[Source data]
= = = = = = =

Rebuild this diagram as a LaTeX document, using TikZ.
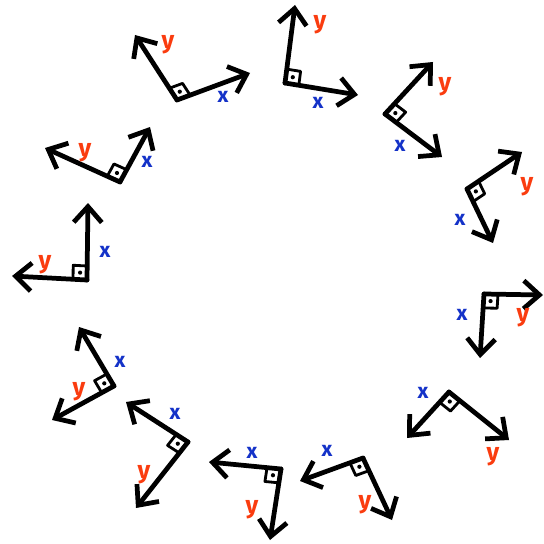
\documentclass[tikz,border=0pt]{standalone}
\usepackage{fontspec}
\setsansfont{Fira Sans}
\usepackage{xcolor}
\usetikzlibrary{arrows.meta,calc}

\definecolor{axisred}{RGB}{250,60,15}
\definecolor{axisblue}{RGB}{20,50,200}

\begin{document}
\begin{tikzpicture}[
		x=0.02cm, y=-0.02cm,
		axis/.style={
			line width=2.7pt, line cap=round, line join=round,
			-{Straight Barb[length=9pt, width=16pt, line width=2.7pt]}
		},
		rbox/.style={line width=1.6pt, line join=round},
		xlab/.style={text=axisblue, font=\sffamily\bfseries\fontsize{12}{12}\selectfont},
		ylab/.style={text=axisred, font=\sffamily\bfseries\fontsize{14}{14}\selectfont},
		]
		
		\useasboundingbox (0,0) rectangle (544,544);
		
		% origin / x tip / y tip / x label / y label
		\foreach \n/\o/\xt/\yt/\xl/\yl in {
			a/{285,83}/{358,95}/{295,5}/{318,103}/{320,25},
			b/{385,114}/{442,157}/{433,62}/{400,146}/{445,87},
			c/{467,189}/{493,243}/{522,152}/{460,220}/{527,187},
			d/{484,294}/{480,358}/{543,295}/{462,315}/{523,318},
			e/{449,392}/{407,438}/{509,440}/{423,393}/{493,457},
			f/{363,458}/{300,481}/{392,520}/{327,451}/{365,505},
			g/{281,469}/{209,462}/{270,540}/{252,453}/{252,510},
			h/{188,442}/{126,402}/{136,508}/{175,414}/{144,475},
			i/{114,386}/{79,327}/{52,420}/{120,362}/{79,392},
			j/{87,280}/{88,203}/{12,276}/{105,252}/{45,265},
			k/{120,182}/{150,127}/{45,148}/{147,162}/{85,153},
			l/{177,100}/{250,73}/{135,35}/{223,97}/{168,45}} {
			\coordinate (o\n) at (\o);
			\coordinate (x\n) at (\xt);
			\coordinate (y\n) at (\yt);
			\draw[axis] (o\n) -- (x\n);
			\draw[axis] (o\n) -- (y\n);
			\coordinate (sx\n) at ($(o\n)!0.28cm!(x\n)$);
			\coordinate (sy\n) at ($(o\n)!0.28cm!(y\n)$);
			\draw[rbox] (sx\n) -- ($(sx\n)+(sy\n)-(o\n)$) -- (sy\n);
			\fill ($0.5*(sx\n)+0.5*(sy\n)$) circle (1.2pt);
			\node[xlab] (lx\n) at (\xl) {x};
			\node[ylab] (ly\n) at (\yl) {y};
		}
		
	\end{tikzpicture}
\end{document}
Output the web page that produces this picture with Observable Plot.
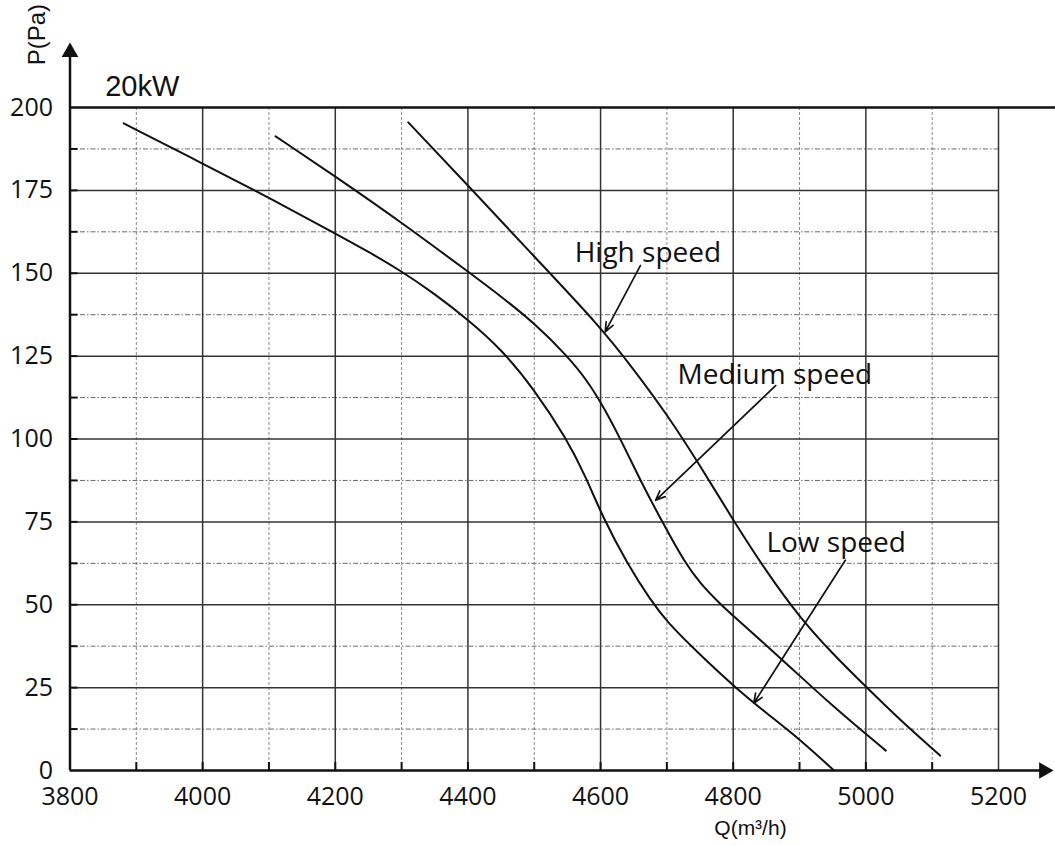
<!DOCTYPE html>
<html><head><meta charset="utf-8">
<script src="https://cdn.jsdelivr.net/npm/d3@7"></script>
<script src="https://cdn.jsdelivr.net/npm/@observablehq/plot@0.6"></script>
<style>html,body{margin:0;padding:0;background:#fff;overflow:hidden} #chart svg{display:block}</style>
</head><body><div id="chart"></div>
<script>
// ---- axis ticks & grid ----
const qTicks = [3800, 4000, 4200, 4400, 4600, 4800, 5000, 5200];
const pTicks = [0, 25, 50, 75, 100, 125, 150, 175, 200];
const qMajorGrid = [4000, 4200, 4400, 4600, 4800, 5000, 5200];
const qMinorGrid = [3900, 4100, 4300, 4500, 4700, 4900, 5100];
const pMajorGrid = [25, 50, 75, 100, 125, 150, 175];
const pMinorGrid = [12.5, 37.5, 62.5, 87.5, 112.5, 137.5, 162.5, 187.5];
const qTickMarks = [3900, 4000, 4100, 4200, 4300, 4400, 4500, 4600, 4700, 4800, 4900, 5000, 5100];
const pTickMarks = [12.5, 25, 37.5, 50, 62.5, 75, 87.5, 100, 112.5, 125, 137.5, 150, 162.5, 175, 187.5];

// ---- series (Q in m³/h, P in Pa) ----
const lowQ = [3881, 4000, 4100, 4200, 4250, 4300, 4350, 4400, 4450, 4500, 4549, 4578, 4603, 4640, 4675, 4700, 4751, 4801, 4850, 4900, 4952];
const lowP = [195.2, 183.1, 172.8, 162.0, 156.5, 150.6, 143.8, 136.0, 127.2, 115.0, 100.0, 88.5, 76.5, 62.5, 51.5, 44.8, 34.7, 25.4, 17.3, 9.5, 0];
const mediumQ = [4110, 4200, 4300, 4400, 4450, 4500, 4550, 4580, 4605, 4630, 4660, 4693, 4726, 4751, 4780, 4800, 4850, 4900, 4950, 5000, 5030];
const mediumP = [191.3, 179.2, 165.3, 150.5, 143.0, 135.0, 125.0, 117.6, 109.5, 100.0, 87.5, 75.0, 63.0, 56.2, 50.3, 46.6, 37.8, 28.6, 19.5, 11.0, 6.0];
const highQ = [4310, 4400, 4500, 4600, 4650, 4700, 4750, 4800, 4850, 4900, 4950, 5000, 5050, 5112];
const highP = [195.5, 176.5, 155.0, 133.8, 121.0, 107.5, 92.0, 75.5, 60.0, 46.2, 35.2, 25.3, 15.5, 4.5];

// ---- annotations ----
const calloutLabels = ["High speed", "Medium speed", "Low speed"];
const calloutQ = [4561, 4716, 4850];
const calloutP = [153.4, 116.5, 65.9];
const arrowFromQ = [4660, 4864, 4969];
const arrowFromP = [152.3, 116.1, 63.4];
const arrowToQ = [4607, 4683, 4831];
const arrowToP = [132.3, 81.5, 20.3];
const titleText = "20kW";
const yLabel = "P(Pa)";
const xLabel = "Q(m³/h)";

const series = [
  {name: "Low speed", Q: lowQ, P: lowP},
  {name: "Medium speed", Q: mediumQ, P: mediumP},
  {name: "High speed", Q: highQ, P: highP}
];
const curveRows = series.flatMap(s => s.Q.map((q, i) => ({series: s.name, q, p: s.P[i]})));
const callouts = calloutLabels.map((t, i) => ({t, q: calloutQ[i], p: calloutP[i]}));
const arrows = calloutLabels.map((t, i) => ({x1: arrowFromQ[i], y1: arrowFromP[i], x2: arrowToQ[i], y2: arrowToP[i]}));

const chart = Plot.plot({
  width: 1055,
  height: 846,
  marginLeft: 69.5,
  marginRight: 57,
  marginTop: 107,
  marginBottom: 76,
  x: {domain: [3800, 5200]},
  y: {domain: [0, 200]},
  style: {fontFamily: "'Open Sans', sans-serif", fontSize: "25px", color: "#111", background: "#fff", overflow: "visible"},
  marks: [
    // minor (dashed) grid
    Plot.ruleX(qMinorGrid, {y1: 0, y2: 200, stroke: "#8a8a8a", strokeWidth: 1, strokeDasharray: "3,2"}),
    Plot.ruleY(pMinorGrid, {x1: 3800, x2: 5200, stroke: "#6a6a6a", strokeWidth: 1, strokeDasharray: "5,2,1.5,2"}),
    // major (solid) grid
    Plot.ruleX(qMajorGrid, {y1: 0, y2: 200, stroke: "#333", strokeWidth: 1.5}),
    Plot.ruleY(pMajorGrid, {x1: 3800, x2: 5200, stroke: "#333", strokeWidth: 1.5}),
    // inward tick marks
    Plot.ruleX(qTickMarks, {y1: 0, y2: 0, insetTop: -8, stroke: "#111", strokeWidth: 2}),
    Plot.ruleY(pTickMarks, {x1: 3800, x2: 3800, insetRight: -8, stroke: "#111", strokeWidth: 2}),
    // top border & axes with arrows
    Plot.ruleY([200], {x1: 3800, x2: 5286, stroke: "#111", strokeWidth: 2.5}),
    Plot.ruleY([0], {x1: 3800, x2: 5275, stroke: "#111", strokeWidth: 2.5}),
    Plot.ruleX([3800], {y1: 0, y2: 216, stroke: "#111", strokeWidth: 2.5}),
    Plot.dot([{q: 3800, p: 219.6}], {x: "q", y: "p", symbol: "triangle", r: 6.2, fill: "#111", stroke: null, dy: 9.6}),
    Plot.dot([{q: 5283, p: 0}], {x: "q", y: "p", symbol: "triangle", r: 6.2, fill: "#111", stroke: null, rotate: 90, dx: -9.6}),
    // axes labels
    Plot.axisX({ticks: qTicks, tickSize: 0, tickPadding: 17, tickFormat: d => `${d}`, label: null, fill: "#111"}),
    Plot.axisY({ticks: pTicks, tickSize: 0, tickPadding: 17, tickFormat: d => `${d}`, label: null, fill: "#111"}),
    // curves
    Plot.line(curveRows, {x: "q", y: "p", z: "series", curve: "basis", stroke: "#111", strokeWidth: 2}),
    // callout arrows & labels
    Plot.arrow(arrows, {x1: "x1", y1: "y1", x2: "x2", y2: "y2", stroke: "#111", strokeWidth: 1.7, headLength: 9, headAngle: 45}),
    Plot.text(callouts, {x: "q", y: "p", text: "t", textAnchor: "start", lineAnchor: "bottom", fontSize: 28, fontFamily: "'Open Sans', sans-serif", fill: "#111"}),
    // title & axis titles
    Plot.text([titleText], {x: 3853, y: 203.6, text: d => d, textAnchor: "start", lineAnchor: "bottom", fontSize: 29, fontFamily: "'Liberation Sans', Arial, sans-serif", fill: "#111"}),
    Plot.text([yLabel], {x: 3763, y: 222, text: d => d, rotate: -90, textAnchor: "middle", lineAnchor: "bottom", fontSize: 24, fontFamily: "'Liberation Sans', Arial, sans-serif", fill: "#111"}),
    Plot.text([xLabel], {x: 4826, y: -19.6, text: d => d, textAnchor: "middle", lineAnchor: "bottom", fontSize: 21, fontFamily: "'Liberation Sans', Arial, sans-serif", fill: "#111"})
  ]
});
document.getElementById("chart").appendChild(chart);
</script>
</body></html>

= = = = = = =

_What needs to be done_: From the entries, report each line that includes the word "with".

_Answer to this problem_:
Output the web page that produces this picture with Observable Plot.
    // top border & axes with arrows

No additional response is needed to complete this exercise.